Manjaro Linux Team Goes on Strike, Threatens to Fork the Project
Manjaro Linux Team Goes on Strike, Threatens to Fork the Project
and the certs lapsed again after volunteers built tooling to Prevent That
but somebody never set up the cron job to run it
I liked Manjaro, they had a nice theme, it was in the direction of Arch, but still had some guardrails for the noobish.
Then my system kept breaking, then they screwed up their certs. If they want to fork it and go forward with a different focus/ideology, that’s fine by me.
Could you please explain why not renewing their certs is such a serious betrayal? Like, if they fixed it, isn’t that okay? And even if it happened again, and they fixed it again, isn’t it human to err? Or why is it such a harsh offense?
Serious question, I don’t know the consequences of not renewing these certs. 😊
It’s pretty hard to forget certificate renewal (most of the time there are plenty of reminders sent and warnings given)
Oh boy. Seems to be the opposite in real life. Especially when it comes to managing stored cert of businesses partners. It has gotten somewhat better now of course, but three years ago most of my company’s sev1 production issues were due to lapsing or unscheduled cert changes.
People are very harsh with Manjaro. There’s more than just a list of objective facts unfortunately. I suppose there were some bruised egos at some point.
The certs issue wasn’t a big deal, it didn’t change anything for me as a user.
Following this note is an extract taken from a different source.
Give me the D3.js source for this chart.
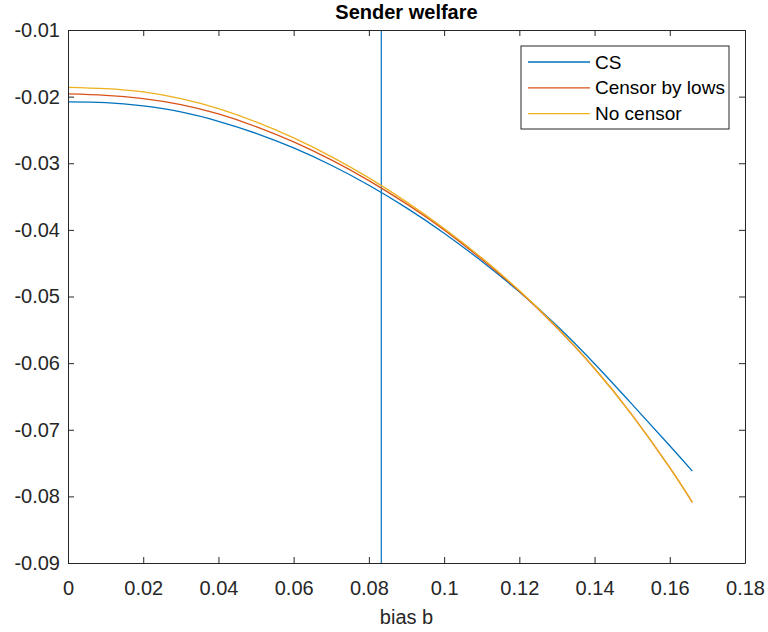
<!DOCTYPE html>
<html>
<head>
<meta charset="utf-8">
<script src="https://cdn.jsdelivr.net/npm/d3@7"></script>
<style>
  body { margin: 0; background: #fff; }
  svg { display: block; font-family: "Liberation Sans", Arial, sans-serif; }
</style>
</head>
<body>
<div id="chart"></div>
<script>
// Sender welfare vs bias b

const width = 768;
const height = 632;
const margin = { top: 30, right: 23, bottom: 69, left: 68 };

// ---------- data ----------
const biasValues = [0, 0.01, 0.02, 0.03, 0.04, 0.05, 0.06, 0.07, 0.08, 0.09, 0.10,
    0.11, 0.12, 0.13, 0.14, 0.15, 0.16, 0.166];
const csValues = [-0.0208, -0.0209, -0.0214, -0.0223, -0.0237, -0.0255, -0.0277, -0.0303,
    -0.0333, -0.0367, -0.0405, -0.0447, -0.0493, -0.0544, -0.0601, -0.0662, -0.0724, -0.0762];
const censorLowsValues = [-0.0196, -0.0198, -0.0203, -0.0212, -0.0226, -0.0245, -0.0268, -0.0295,
    -0.0326, -0.0361, -0.0400, -0.0444, -0.0492, -0.0547, -0.0608, -0.0678, -0.0757, -0.0809];
const noCensorValues = [-0.0186, -0.0188, -0.0193, -0.0203, -0.0218, -0.0238, -0.0262, -0.0290,
    -0.0322, -0.0358, -0.0398, -0.0442, -0.0491, -0.0546, -0.0608, -0.0678, -0.0757, -0.0809];
const seriesNames = ["CS", "Censor by lows", "No censor"];
const seriesColors = ["#0072BD", "#D95319", "#EDB120"];
const cutoffBias = 0.0833;

const xTicks = [0, 0.02, 0.04, 0.06, 0.08, 0.1, 0.12, 0.14, 0.16, 0.18];
const xTickLabels = ["0", "0.02", "0.04", "0.06", "0.08", "0.1", "0.12", "0.14", "0.16", "0.18"];
const yTicks = [-0.01, -0.02, -0.03, -0.04, -0.05, -0.06, -0.07, -0.08, -0.09];
const yTickLabels = ["-0.01", "-0.02", "-0.03", "-0.04", "-0.05", "-0.06", "-0.07", "-0.08", "-0.09"];

const axisColor = "#262626";
const fontSize = 20;
const tickLen = 6;

// ---------- svg + scales ----------
const svg = d3.select("#chart").append("svg")
    .attr("width", width)
    .attr("height", height);

const x = d3.scaleLinear().domain([0, 0.18]).range([margin.left, width - margin.right]);
const y = d3.scaleLinear().domain([-0.09, -0.01]).range([height - margin.bottom, margin.top]);

svg.append("clipPath").attr("id", "plot-clip")
    .append("rect")
    .attr("x", x(0)).attr("y", y(-0.01))
    .attr("width", x(0.18) - x(0)).attr("height", y(-0.09) - y(-0.01));

// ---------- lines ----------
const allSeries = [csValues, censorLowsValues, noCensorValues].map((vals, i) => ({
    name: seriesNames[i],
    color: seriesColors[i],
    values: biasValues.map((b, j) => ({ b: b, v: vals[j] }))
}));

const line = d3.line()
    .x(d => x(d.b))
    .y(d => y(d.v))
    .curve(d3.curveNatural);

const plot = svg.append("g").attr("clip-path", "url(#plot-clip)");

plot.append("line")
    .attr("x1", x(cutoffBias)).attr("x2", x(cutoffBias))
    .attr("y1", y(-0.01)).attr("y2", y(-0.09))
    .attr("stroke", seriesColors[0])
    .attr("stroke-width", 1.2);

plot.selectAll(".series")
    .data(allSeries)
    .enter()
    .append("path")
    .attr("class", "series")
    .attr("fill", "none")
    .attr("stroke", d => d.color)
    .attr("stroke-width", 1.3)
    .attr("d", d => line(d.values));

// ---------- axes (box with inward ticks) ----------
function styleAxis(g) {
    g.attr("font-family", null);
    g.select(".domain").attr("stroke", axisColor).attr("stroke-width", 1);
    g.selectAll(".tick line").attr("stroke", axisColor);
    g.selectAll(".tick text").attr("fill", axisColor).attr("font-size", fontSize);
}

svg.append("g")
    .attr("transform", `translate(0, ${y(-0.09)})`)
    .call(d3.axisBottom(x).tickValues(xTicks)
        .tickFormat((d, i) => xTickLabels[i])
        .tickSizeInner(-tickLen).tickSizeOuter(0).tickPadding(18))
    .call(styleAxis);

svg.append("g")
    .attr("transform", `translate(0, ${y(-0.01)})`)
    .call(d3.axisTop(x).tickValues(xTicks).tickFormat("")
        .tickSizeInner(-tickLen).tickSizeOuter(0))
    .call(styleAxis);

svg.append("g")
    .attr("transform", `translate(${x(0)}, 0)`)
    .call(d3.axisLeft(y).tickValues(yTicks)
        .tickFormat((d, i) => yTickLabels[i])
        .tickSizeInner(-tickLen).tickSizeOuter(0).tickPadding(8))
    .call(styleAxis);

svg.append("g")
    .attr("transform", `translate(${x(0.18)}, 0)`)
    .call(d3.axisRight(y).tickValues(yTicks).tickFormat("")
        .tickSizeInner(-tickLen).tickSizeOuter(0))
    .call(styleAxis);

// ---------- title and labels ----------
svg.append("text")
    .attr("x", (x(0) + x(0.18)) / 2)
    .attr("y", 19)
    .attr("text-anchor", "middle")
    .attr("font-size", 20)
    .attr("font-weight", "bold")
    .attr("fill", "#000")
    .text("Sender welfare");

svg.append("text")
    .attr("x", (x(0) + x(0.18)) / 2)
    .attr("y", 624)
    .attr("text-anchor", "middle")
    .attr("font-size", fontSize)
    .attr("fill", axisColor)
    .text("bias b");

// ---------- legend ----------
const legend = svg.append("g").attr("transform", "translate(521, 46)");

legend.append("rect")
    .attr("width", 208)
    .attr("height", 83)
    .attr("fill", "#fff")
    .attr("stroke", axisColor)
    .attr("stroke-width", 1);

const legendItems = legend.selectAll(".legend-item")
    .data(allSeries)
    .enter()
    .append("g")
    .attr("class", "legend-item")
    .attr("transform", (d, i) => `translate(0, ${16 + i * 25.8})`);

legendItems.append("line")
    .attr("x1", 7).attr("x2", 69)
    .attr("stroke", d => d.color)
    .attr("stroke-width", 1.3);

legendItems.append("text")
    .attr("x", 74)
    .attr("dy", "0.35em")
    .attr("font-size", 19)
    .attr("fill", "#000")
    .text(d => d.name);
</script>
</body>
</html>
It just paints a bad image.
Failing to renew TLS certificates on time multiple times is enough to never touch it again, but there’s also been a lot of other problems with Manjaro.
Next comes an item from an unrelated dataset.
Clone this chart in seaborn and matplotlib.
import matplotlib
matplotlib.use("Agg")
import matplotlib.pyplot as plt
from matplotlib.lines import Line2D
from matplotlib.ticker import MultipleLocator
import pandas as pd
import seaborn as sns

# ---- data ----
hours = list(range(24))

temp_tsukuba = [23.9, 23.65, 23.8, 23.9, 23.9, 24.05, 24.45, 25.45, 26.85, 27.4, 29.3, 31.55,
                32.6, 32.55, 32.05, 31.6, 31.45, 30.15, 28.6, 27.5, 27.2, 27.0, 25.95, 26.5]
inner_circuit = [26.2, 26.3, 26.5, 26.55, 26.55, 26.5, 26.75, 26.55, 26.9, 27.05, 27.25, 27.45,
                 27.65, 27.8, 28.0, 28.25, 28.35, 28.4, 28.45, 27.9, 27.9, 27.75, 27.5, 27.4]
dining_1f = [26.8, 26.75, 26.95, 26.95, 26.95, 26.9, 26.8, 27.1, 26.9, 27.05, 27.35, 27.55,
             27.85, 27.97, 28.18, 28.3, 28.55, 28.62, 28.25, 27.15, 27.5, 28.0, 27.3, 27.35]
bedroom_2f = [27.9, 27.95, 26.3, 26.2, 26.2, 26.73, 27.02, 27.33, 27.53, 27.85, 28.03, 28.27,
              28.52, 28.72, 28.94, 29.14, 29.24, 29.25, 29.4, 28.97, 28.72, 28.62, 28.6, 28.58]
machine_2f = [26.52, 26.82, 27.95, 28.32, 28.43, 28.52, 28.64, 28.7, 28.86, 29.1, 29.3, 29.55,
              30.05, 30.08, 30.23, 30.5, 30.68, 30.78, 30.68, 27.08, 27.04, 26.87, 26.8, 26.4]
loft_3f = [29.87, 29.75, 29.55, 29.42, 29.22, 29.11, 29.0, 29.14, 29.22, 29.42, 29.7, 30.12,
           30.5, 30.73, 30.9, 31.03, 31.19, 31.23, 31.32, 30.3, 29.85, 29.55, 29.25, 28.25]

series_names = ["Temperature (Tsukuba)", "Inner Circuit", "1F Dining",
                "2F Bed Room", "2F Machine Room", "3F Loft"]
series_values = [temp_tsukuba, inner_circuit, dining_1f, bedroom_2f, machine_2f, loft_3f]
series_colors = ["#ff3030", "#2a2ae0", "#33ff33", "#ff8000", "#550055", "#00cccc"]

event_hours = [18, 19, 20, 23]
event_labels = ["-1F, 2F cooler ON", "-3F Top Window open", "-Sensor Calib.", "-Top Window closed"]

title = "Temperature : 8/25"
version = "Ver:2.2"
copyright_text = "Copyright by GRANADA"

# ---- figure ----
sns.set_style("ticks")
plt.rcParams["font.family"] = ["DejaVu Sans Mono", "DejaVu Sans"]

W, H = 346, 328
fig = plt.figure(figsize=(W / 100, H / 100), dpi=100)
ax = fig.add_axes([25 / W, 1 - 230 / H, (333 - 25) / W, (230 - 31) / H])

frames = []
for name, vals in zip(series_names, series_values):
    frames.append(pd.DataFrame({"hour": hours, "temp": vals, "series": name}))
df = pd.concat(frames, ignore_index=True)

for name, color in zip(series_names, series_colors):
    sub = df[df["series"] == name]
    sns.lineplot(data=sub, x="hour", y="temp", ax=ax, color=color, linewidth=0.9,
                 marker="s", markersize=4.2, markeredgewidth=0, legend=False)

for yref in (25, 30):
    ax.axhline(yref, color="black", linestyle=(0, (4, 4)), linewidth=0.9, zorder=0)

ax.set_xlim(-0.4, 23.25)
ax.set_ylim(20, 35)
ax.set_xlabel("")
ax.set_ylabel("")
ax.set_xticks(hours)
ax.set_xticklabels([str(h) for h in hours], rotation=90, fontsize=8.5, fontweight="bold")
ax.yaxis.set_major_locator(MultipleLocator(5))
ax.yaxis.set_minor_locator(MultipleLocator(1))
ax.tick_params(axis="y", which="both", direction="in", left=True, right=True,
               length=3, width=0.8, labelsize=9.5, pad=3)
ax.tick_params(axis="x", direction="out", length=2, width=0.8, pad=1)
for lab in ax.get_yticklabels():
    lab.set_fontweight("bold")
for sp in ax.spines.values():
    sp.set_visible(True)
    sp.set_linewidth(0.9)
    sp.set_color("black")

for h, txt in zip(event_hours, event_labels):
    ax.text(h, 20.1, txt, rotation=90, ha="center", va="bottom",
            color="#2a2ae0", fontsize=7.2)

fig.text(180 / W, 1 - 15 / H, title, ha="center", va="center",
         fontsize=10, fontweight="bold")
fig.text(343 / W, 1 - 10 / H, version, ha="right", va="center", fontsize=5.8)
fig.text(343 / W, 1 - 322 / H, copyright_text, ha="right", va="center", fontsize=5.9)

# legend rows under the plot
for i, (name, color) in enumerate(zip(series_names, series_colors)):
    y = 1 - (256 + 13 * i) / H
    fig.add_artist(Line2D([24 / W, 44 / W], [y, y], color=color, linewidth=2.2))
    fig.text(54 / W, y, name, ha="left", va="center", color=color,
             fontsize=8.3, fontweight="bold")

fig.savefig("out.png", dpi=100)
When I used Manjaro, it never made it more than 6 weeks before something would catastrophically break and I’d have to roll back using snapshots.
I had to check boxes for gaming packages specifically to get installed. It’s an extremely fast Arch fork first and foremost, with gaming features second.
I thought it’d be gaming first too but it was clear during install that’s more of an “oh also”.
I used to hop distributions in my youth, between 2000 and 2019. I have settled on Manjaro and never looked back. As of today, my desktop works perfectly and I have not seen any stability issues.
I am considering testing openSUSE Slowroll in the coming months but not on my main computer. What’s holding me back is that I can’t see any momentum behind Slowroll. I have no clue if the solution will be supported for a long period. I’d like to have more guarantees than what is on openSUSE website.
Great answer. Thank you!
I hope openSUSE will eventually get around and enjoy some much deserved momentum. I feel it isn’t quite reaching its full potential as a project, because it (somehow) fails to attract a bigger audience. Don’t get me wrong, it’s definitely doing well and it holds its own admirably. But, (going off of ProtonDB’s data) where Fedora (together with its derivatives) managed to effectively increase its market share by at least 400%, openSUSE^[It’s the green colored bar found right under Manjaro] -despite Tumbleweed making more sense for gaming- was only able to keep what it had…
bootc might have played a role in EU_OS’ decision to pick Fedora over openSUSE. Back then, it wasn’t possible to use it outside of Fedora’s ecosystem. But Bootcrew has since released bootc images for other distros; including openSUSE. So hopefully they will reconsider it.